Le 7 novembre 2018, lors de leur assemblée plénière à Lourdes, les évêques de France ont décidé, en complément des dispositifs déjà en œuvre, la création d’une commission indépendante dont la présidence et la constitution ont été confiées à Jean-Marc Sauvé, vice-président honoraire du Conseil d’État. La Conférence des religieux et religieuses de France s’était à l'époque pleinement associée à cette démarche.
La mission de la CIASE s’articule autour de trois grandes phases : l’établissement des faits, la compréhension de ce qui s’est passé et la prévention de la répétition de tels drames. Son rôle était donc de dresser le bilan de l’action de l’Église contre la pédocriminalité et faire des recommandations pour l’avenir. En revanche, elle n’avait pas pour mission d’établir des responsabilités personnelles.
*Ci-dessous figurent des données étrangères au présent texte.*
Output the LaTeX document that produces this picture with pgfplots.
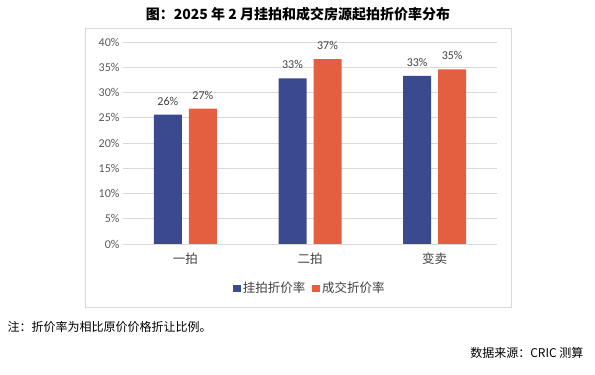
\documentclass[border=0pt]{standalone}
\usepackage{pgfplots}
\pgfplotsset{compat=1.18}
\usepackage{fontspec}
\setmainfont{Carlito}
\newfontfamily\cjk{Noto Sans CJK SC}
\definecolor{cblue}{RGB}{59,74,143}
\definecolor{corange}{RGB}{228,94,64}
\definecolor{tickc}{RGB}{89,89,89}
\definecolor{labc}{RGB}{64,64,64}
\definecolor{gridc}{RGB}{217,217,217}
\begin{document}
\begin{tikzpicture}[x=1pt,y=1pt]
\path (0,0) rectangle (595,375);
\draw[gridc, line width=0.75pt] (85,68) rectangle (511,347);
\node[font=\cjk\bfseries\fontsize{14}{16}\selectfont] at (298,361) {图：2025 年 2 月挂拍和成交房源起拍折价率分布};
\begin{axis}[
  at={(123pt,131pt)}, anchor=south west, scale only axis,
  width=374pt, height=202pt,
  ymin=0, ymax=40, xmin=-0.5, xmax=2.5,
  ytick={0,5,...,40},
  yticklabel={\pgfmathprintnumber{\tick}\%},
  /pgf/number format/assume math mode=true,
  yticklabel style={font=\fontsize{12}{14}\selectfont, text=tickc},
  xtick={0,1,2}, xticklabels={一拍,二拍,变卖},
  xticklabel style={font=\cjk\fontsize{12.5}{14}\selectfont, text=labc, yshift=-5pt},
  major tick length=0pt,
  axis line style={draw=none},
  ymajorgrids, grid style={gridc, line width=0.75pt},
  ybar=7pt, bar width=28pt,
  nodes near coords={\pgfmathprintnumber[fixed,precision=0]{\pgfplotspointmeta}\%},
  nodes near coords style={font=\fontsize{12}{14}\selectfont, text=labc, yshift=6pt},
  legend style={at={(0.5,-0.22)}, anchor=center, legend columns=2, draw=none,
    font=\cjk\fontsize{12.5}{14}\selectfont, text=labc,
    /tikz/every even column/.append style={column sep=5pt}},
  legend image code/.code={\fill[#1] (0pt,-3.8pt) rectangle (7.6pt,3.8pt);},
]
\addplot[fill=cblue, draw=none] coordinates {(0,25.6) (1,32.8) (2,33.3)};
\addplot[fill=corange, draw=none] coordinates {(0,26.8) (1,36.6) (2,34.6)};
\legend{挂拍折价率,成交折价率}
\end{axis}
\node[anchor=west, font=\cjk\fontsize{12}{14}\selectfont] at (4,48) {注：折价率为相比原价价格折让比例。};
\node[anchor=east, font=\cjk\fontsize{12}{14}\selectfont] at (587,22) {数据来源：CRIC 测算};
\end{tikzpicture}
\end{document}
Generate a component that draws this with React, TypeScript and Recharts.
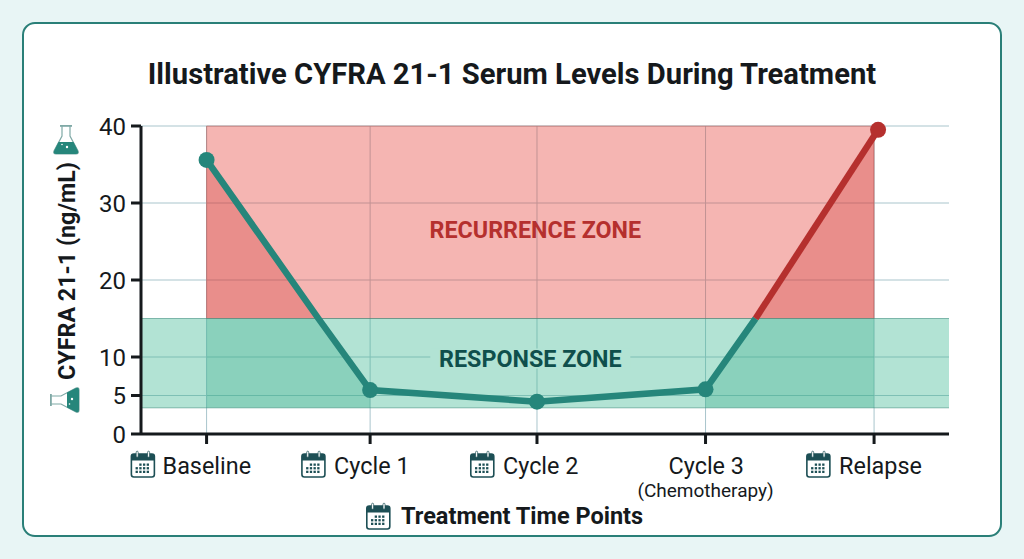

La commission est composée de 22 professionnels (12 hommes et 10 femmes) aux compétences variées dans les domaines du droit (pénal, canonique et de la protection de l’enfance), de la psychiatrie et de la psychanalyse, de la médecine et de la santé, de l’éducation et du travail social, de l’histoire et de la sociologie et enfin de la théologie.
Dans son rapport, rendu public ce mardi 5 octobre 2021, la CIASE émet 45 préconisations, qui vont de l'écoute des victimes à l'organisation et la gouvernance de l'Église. Il sera aussi question de réparation des victimes.